Both types are parameterized by two types, r and a or s and a, and they use record syntax to name the value they contain, a function of type r -> a or a function of type s -> (a, s).


  1. PureScript is a programming language that is almost the same as Haskell with some minor differences. It allows Haskell programmers to survive in the web programming world: You write your code in PureScript, and the PureScript compiler translates your beautiful functional code into Javascript, which can then be loaded into your webpage to do fancy stuff there.

    One less minor difference between PureScript and Haskell is the manner in which PureScript provides field access for record types. The Point2D and Point3D types defined here would be perfectly fine in PureScript. If p has type Point2D and q has type Point3D, then we would access their coordinates using dot-syntax familiar from object-oriented languages: p.x, p.y, q.x, q.y, q.z. On the surface, this seems like a good idea because it overcomes one of the more major nuisances in Haskell. In practice, I have found that this field access syntax does not mesh very well with the rest of PureScript, where everything is a function, just as in Haskell. So I personally consider this design choice a mistake because it creates more problems than it solves. 

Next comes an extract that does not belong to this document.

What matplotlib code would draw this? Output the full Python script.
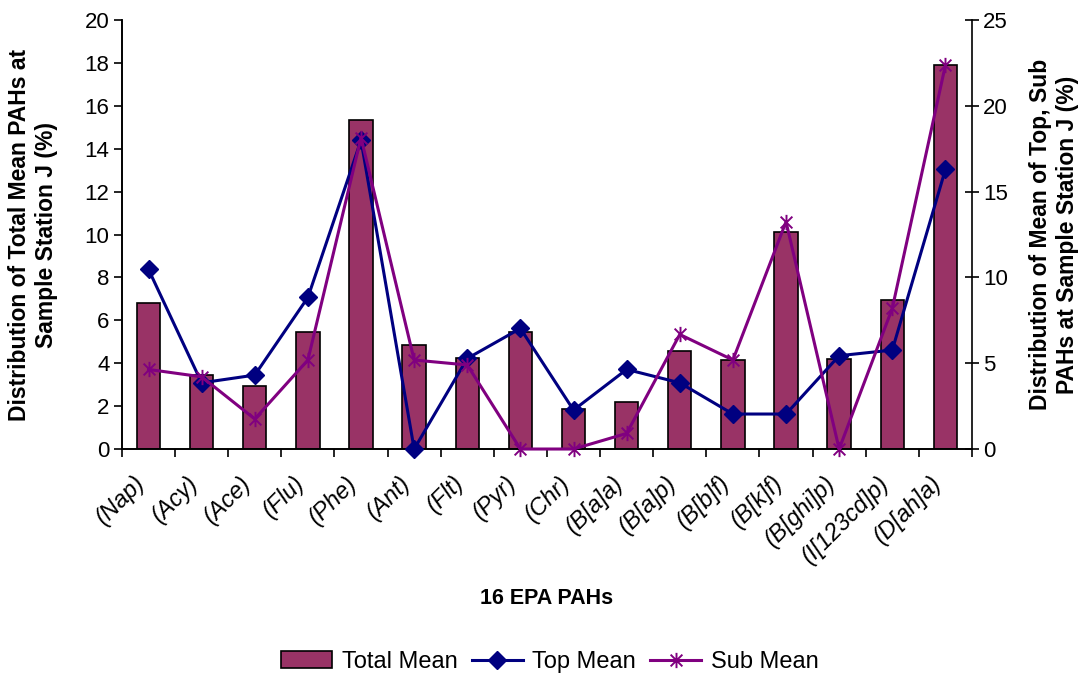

  2. In an upcoming chapter, we define type classes as a means to introduce polymorphic functions that work only for some types. We can use these to allow functions x and y that can take arguments of different types:

    data Point2D = P2 { p2X, p2Y      :: Double }
    data Point3D = P3 { p3X, p3Y, p3Z :: Double }
    
    class HasX t where
        x :: t -> Double
    
    class HasY t where
        y :: t -> Double
    
    class HasZ t where
        z :: t -> Double
    
    instance HasX Point2D where
        x = p2X
    
    instance HasY Point2D where
        y = p2Y
    
    instance HasX Point3D where
        x = p3X
    
    instance HasY Point3D where
        y = p3Y
    
    instance HasZ Point3D where
        z = p3Z
    

    With these definitions, this works now

    >>> p = P2 1 2
    >>> q = P3 3 4 5
    >>> x p
    1.0
    >>> x q
    3.0
    

    However, this is a lot of boilerplate code, and we'd write it only if the benefits of having polymorphic functions such as x, y, and z outweigh the downside of having to write all this code. Moreover, x, y, and z are only accessors for the coordinates of points. The definitions of our point types still need to use un-named fields or give the fields in each type different names, as I did here. In particular, we still cannot create points using p = P2 { x = 3, y = 4 } and q = P3 { x = 3, y = 4, z = 5 } or use x, y, and z together with record update syntax. The type class trick works only to unify the accessor functions corresponding to field names, not the field names themselves.

    It is conceivable that some future version of the Haskell compiler auto-generates these class definitions for us to eliminate the tedium of writing this boilerplate code while still allowing us to define different types with fields with the same name. Currently, the compiler doesn't do this. It's also possible that this feature will never be introduced. The reason is that polymorphic functions are often more costly to call. The mechanism to implement them under the hood is very similar to implementing overloaded methods in object-oriented languages: Every object of a class with overloaded functions has a hidden field, its VTABLE. This table stores information about which implementation of an overloaded method should be used for this particular object. Thus, calling an overloaded method, or calling a function in Haskell that is defined as part of a type class, requires a VTABLE lookup to find which version of the method or function should be called. A non-overloaded function does not require this and thus can be called faster. 

  3. Actually, these two types are defined as

    newtype Reader r a = Reader { runReader :: r -> a }
    

    and

    newtype State s a = State { runState :: s -> (a, s) }
    

    We'll talk about newtype next. Semantically, it is irrelevant whether we use newtype or data to define these types, but a type defined using newtype can be manipulated more efficiently.